The pre-installed File Manager app provides a limited view of the user viewable file structure. For many user this view is sufficient. However, the Storage Analyser app provides a much more complete view of both internal and external storage. The Storage Analyser app works on both rooted and non-rooted Android devices. Even on non-rooted devices, you have the option to see all mounted partitions, even though you do not have access to partitions such as /data. At least, you get to see how much space those partitions consume.

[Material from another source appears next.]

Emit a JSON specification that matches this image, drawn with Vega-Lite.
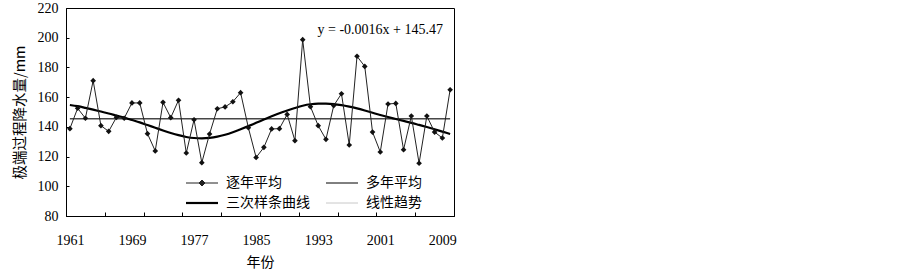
{
  "$schema": "https://vega.github.io/schema/vega-lite/v6.json",
  "autosize": "none",
  "width": 388,
  "height": 208,
  "padding": {"left": 66, "top": 8, "right": 446, "bottom": 55},
  "background": "white",
  "config": {
    "view": {"stroke": "black", "strokeWidth": 1},
    "axis": {"grid": false, "domainColor": "black", "tickColor": "black", "labelColor": "black", "titleColor": "black", "labelFont": "Liberation Serif", "labelFontSize": 14, "titleFont": "Noto Sans CJK SC", "titleFontSize": 14, "titleFontWeight": "normal", "labelOverlap": false}
  },
  "datasets": {
    "series": [
      {"series": "逐年平均", "year": 1961, "value": 138.8},
      {"series": "逐年平均", "year": 1962, "value": 152.5},
      {"series": "逐年平均", "year": 1963, "value": 145.8},
      {"series": "逐年平均", "year": 1964, "value": 171.1},
      {"series": "逐年平均", "year": 1965, "value": 140.8},
      {"series": "逐年平均", "year": 1966, "value": 137.0},
      {"series": "逐年平均", "year": 1967, "value": 146.4},
      {"series": "逐年平均", "year": 1968, "value": 145.8},
      {"series": "逐年平均", "year": 1969, "value": 156.1},
      {"series": "逐年平均", "year": 1970, "value": 156.1},
      {"series": "逐年平均", "year": 1971, "value": 135.4},
      {"series": "逐年平均", "year": 1972, "value": 123.8},
      {"series": "逐年平均", "year": 1973, "value": 156.5},
      {"series": "逐年平均", "year": 1974, "value": 146.2},
      {"series": "逐年平均", "year": 1975, "value": 157.9},
      {"series": "逐年平均", "year": 1976, "value": 122.4},
      {"series": "逐年平均", "year": 1977, "value": 144.8},
      {"series": "逐年平均", "year": 1978, "value": 115.9},
      {"series": "逐年平均", "year": 1979, "value": 135.2},
      {"series": "逐年平均", "year": 1980, "value": 152.2},
      {"series": "逐年平均", "year": 1981, "value": 153.4},
      {"series": "逐年平均", "year": 1982, "value": 156.9},
      {"series": "逐年平均", "year": 1983, "value": 163.0},
      {"series": "逐年平均", "year": 1984, "value": 139.4},
      {"series": "逐年平均", "year": 1985, "value": 119.4},
      {"series": "逐年平均", "year": 1986, "value": 126.2},
      {"series": "逐年平均", "year": 1987, "value": 138.6},
      {"series": "逐年平均", "year": 1988, "value": 138.8},
      {"series": "逐年平均", "year": 1989, "value": 148.4},
      {"series": "逐年平均", "year": 1990, "value": 130.7},
      {"series": "逐年平均", "year": 1991, "value": 198.7},
      {"series": "逐年平均", "year": 1992, "value": 153.6},
      {"series": "逐年平均", "year": 1993, "value": 140.8},
      {"series": "逐年平均", "year": 1994, "value": 131.6},
      {"series": "逐年平均", "year": 1995, "value": 154.3},
      {"series": "逐年平均", "year": 1996, "value": 162.3},
      {"series": "逐年平均", "year": 1997, "value": 127.8},
      {"series": "逐年平均", "year": 1998, "value": 187.5},
      {"series": "逐年平均", "year": 1999, "value": 180.7},
      {"series": "逐年平均", "year": 2000, "value": 136.5},
      {"series": "逐年平均", "year": 2001, "value": 123.1},
      {"series": "逐年平均", "year": 2002, "value": 155.4},
      {"series": "逐年平均", "year": 2003, "value": 155.8},
      {"series": "逐年平均", "year": 2004, "value": 124.6},
      {"series": "逐年平均", "year": 2005, "value": 147.3},
      {"series": "逐年平均", "year": 2006, "value": 115.5},
      {"series": "逐年平均", "year": 2007, "value": 147.3},
      {"series": "逐年平均", "year": 2008, "value": 136.5},
      {"series": "逐年平均", "year": 2009, "value": 132.5},
      {"series": "逐年平均", "year": 2010, "value": 165.0},
      {"series": "多年平均", "year": 1961, "value": 145.4},
      {"series": "多年平均", "year": 2010, "value": 145.4},
      {"series": "线性趋势", "year": 1961, "value": 145.47},
      {"series": "线性趋势", "year": 2010, "value": 145.39},
      {"series": "三次样条曲线", "year": 1961, "value": 154.7},
      {"series": "三次样条曲线", "year": 1962, "value": 153.9},
      {"series": "三次样条曲线", "year": 1963, "value": 152.8},
      {"series": "三次样条曲线", "year": 1964, "value": 151.6},
      {"series": "三次样条曲线", "year": 1965, "value": 150.3},
      {"series": "三次样条曲线", "year": 1966, "value": 149.0},
      {"series": "三次样条曲线", "year": 1967, "value": 147.6},
      {"series": "三次样条曲线", "year": 1968, "value": 146.2},
      {"series": "三次样条曲线", "year": 1969, "value": 144.6},
      {"series": "三次样条曲线", "year": 1970, "value": 143.0},
      {"series": "三次样条曲线", "year": 1971, "value": 141.2},
      {"series": "三次样条曲线", "year": 1972, "value": 139.4},
      {"series": "三次样条曲线", "year": 1973, "value": 137.6},
      {"series": "三次样条曲线", "year": 1974, "value": 135.9},
      {"series": "三次样条曲线", "year": 1975, "value": 134.4},
      {"series": "三次样条曲线", "year": 1976, "value": 133.2},
      {"series": "三次样条曲线", "year": 1977, "value": 132.5},
      {"series": "三次样条曲线", "year": 1978, "value": 132.3},
      {"series": "三次样条曲线", "year": 1979, "value": 132.6},
      {"series": "三次样条曲线", "year": 1980, "value": 133.4},
      {"series": "三次样条曲线", "year": 1981, "value": 134.7},
      {"series": "三次样条曲线", "year": 1982, "value": 136.4},
      {"series": "三次样条曲线", "year": 1983, "value": 138.4},
      {"series": "三次样条曲线", "year": 1984, "value": 140.5},
      {"series": "三次样条曲线", "year": 1985, "value": 142.7},
      {"series": "三次样条曲线", "year": 1986, "value": 144.9},
      {"series": "三次样条曲线", "year": 1987, "value": 147.1},
      {"series": "三次样条曲线", "year": 1988, "value": 149.2},
      {"series": "三次样条曲线", "year": 1989, "value": 151.0},
      {"series": "三次样条曲线", "year": 1990, "value": 152.7},
      {"series": "三次样条曲线", "year": 1991, "value": 154.2},
      {"series": "三次样条曲线", "year": 1992, "value": 155.2},
      {"series": "三次样条曲线", "year": 1993, "value": 155.6},
      {"series": "三次样条曲线", "year": 1994, "value": 155.6},
      {"series": "三次样条曲线", "year": 1995, "value": 155.3},
      {"series": "三次样条曲线", "year": 1996, "value": 154.6},
      {"series": "三次样条曲线", "year": 1997, "value": 153.6},
      {"series": "三次样条曲线", "year": 1998, "value": 152.4},
      {"series": "三次样条曲线", "year": 1999, "value": 151.0},
      {"series": "三次样条曲线", "year": 2000, "value": 149.5},
      {"series": "三次样条曲线", "year": 2001, "value": 148.0},
      {"series": "三次样条曲线", "year": 2002, "value": 146.6},
      {"series": "三次样条曲线", "year": 2003, "value": 145.3},
      {"series": "三次样条曲线", "year": 2004, "value": 144.0},
      {"series": "三次样条曲线", "year": 2005, "value": 142.7},
      {"series": "三次样条曲线", "year": 2006, "value": 141.3},
      {"series": "三次样条曲线", "year": 2007, "value": 139.9},
      {"series": "三次样条曲线", "year": 2008, "value": 138.4},
      {"series": "三次样条曲线", "year": 2009, "value": 136.8},
      {"series": "三次样条曲线", "year": 2010, "value": 135.2}
    ],
    "note": [{"label": "y = -0.0016x + 145.47", "year": 2001, "value": 205}]
  },
  "resolve": {"axis": {"x": "independent", "y": "independent"}},
  "layer": [
    {
      "data": {"name": "series"},
      "transform": [{"filter": "datum.series === '线性趋势'"}],
      "mark": {"type": "line", "strokeWidth": 1},
      "encoding": {
        "x": {"field": "year", "type": "quantitative", "scale": {"domain": [1960.5, 2010.5], "nice": false, "zero": false},
          "axis": {"values": [1965.5, 1970.5, 1975.5, 1980.5, 1985.5, 1990.5, 1995.5, 2000.5, 2005.5], "labels": false, "tickSize": -4, "title": null, "orient": "bottom"}},
        "y": {"field": "value", "type": "quantitative", "scale": {"domain": [80, 220], "nice": false, "zero": false},
          "axis": {"values": [80, 100, 120, 140, 160, 180, 200, 220], "labelOverlap": false, "tickSize": -3, "labelPadding": 11, "title": "极端过程降水量/mm", "titlePadding": 10, "titleFontSize": 14.5, "orient": "left"}},
        "stroke": {"field": "series", "type": "nominal",
          "scale": {"domain": ["逐年平均", "三次样条曲线", "多年平均", "线性趋势"], "range": ["#222222", "#000000", "#000000", "#c8c8c8"]},
          "legend": {"orient": "none", "legendX": 129, "legendY": 168, "columns": 2, "title": null, "padding": 0,
            "labelFont": "Noto Sans CJK SC", "labelFontSize": 14, "labelColor": "black", "labelOffset": 17,
            "symbolSize": 64, "symbolType": "M-4,0L4,0", "columnPadding": 14, "rowPadding": 6,
            "encode": {"symbols": {"update": {
              "shape": {"signal": "datum.value === '逐年平均' ? 'M-4,0L4,0M0,-0.75L0.75,0L0,0.75L-0.75,0Z' : 'M-4,0L4,0'"},
              "strokeWidth": {"signal": "datum.value === '三次样条曲线' ? 2.2 : 1"},
              "fill": {"signal": "datum.value === '逐年平均' ? '#222222' : 'transparent'"}
            }}}}}
      }
    },
    {
      "data": {"name": "series"},
      "transform": [{"filter": "datum.series === '多年平均'"}],
      "mark": {"type": "line", "strokeWidth": 1},
      "encoding": {
        "x": {"field": "year", "type": "quantitative", "axis": null},
        "y": {"field": "value", "type": "quantitative", "axis": null},
        "stroke": {"field": "series", "type": "nominal"}
      }
    },
    {
      "data": {"name": "series"},
      "transform": [{"filter": "datum.series === '三次样条曲线'"}],
      "mark": {"type": "line", "strokeWidth": 2.2, "interpolate": "monotone"},
      "encoding": {
        "x": {"field": "year", "type": "quantitative", "axis": null},
        "y": {"field": "value", "type": "quantitative", "axis": null},
        "stroke": {"field": "series", "type": "nominal"}
      }
    },
    {
      "data": {"name": "series"},
      "transform": [{"filter": "datum.series === '逐年平均'"}],
      "mark": {"type": "line", "strokeWidth": 1},
      "encoding": {
        "x": {"field": "year", "type": "quantitative",
          "axis": {"values": [1961, 1969, 1977, 1985, 1993, 2001, 2009], "format": "d", "ticks": false, "labelPadding": 17, "title": "年份", "titlePadding": 8, "orient": "bottom", "labelFlush": false}},
        "y": {"field": "value", "type": "quantitative", "axis": null},
        "stroke": {"field": "series", "type": "nominal"}
      }
    },
    {
      "data": {"name": "series"},
      "transform": [{"filter": "datum.series === '逐年平均'"}],
      "mark": {"type": "point", "shape": "diamond", "filled": true, "size": 32, "color": "#111111", "opacity": 1},
      "encoding": {
        "x": {"field": "year", "type": "quantitative", "axis": null},
        "y": {"field": "value", "type": "quantitative", "axis": null}
      }
    },
    {
      "data": {"name": "note"},
      "mark": {"type": "text", "font": "Liberation Serif", "fontSize": 14, "color": "black", "align": "center", "baseline": "middle"},
      "encoding": {
        "x": {"field": "year", "type": "quantitative", "axis": null},
        "y": {"field": "value", "type": "quantitative", "axis": null},
        "text": {"field": "label"}
      }
    }
  ]
}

Storage Analyser also shows hidden files and directories, which you do not see in File Manager. A hidden file, or directory, is one that begins with a dot (.). For example, .android_secure is hidden directory. Hidden files are not new, as they are a common convention used in Linux and Unix. To hide any file, or directory, you just need to modify its name to begin with a dot.

Summary

The changes, which started to appear in Honeycomb, are not new to Linux. Android is just adopting these features to make your Android devices more flexible and secure. I highly recommend that everyone encrypt their internal storage to minimize the risk of data theft. Considering that Android mobile devices are really mobile computers, the small inconvenience of entering a password is minor compared to the exposure of all your accounts in case of loss or theft.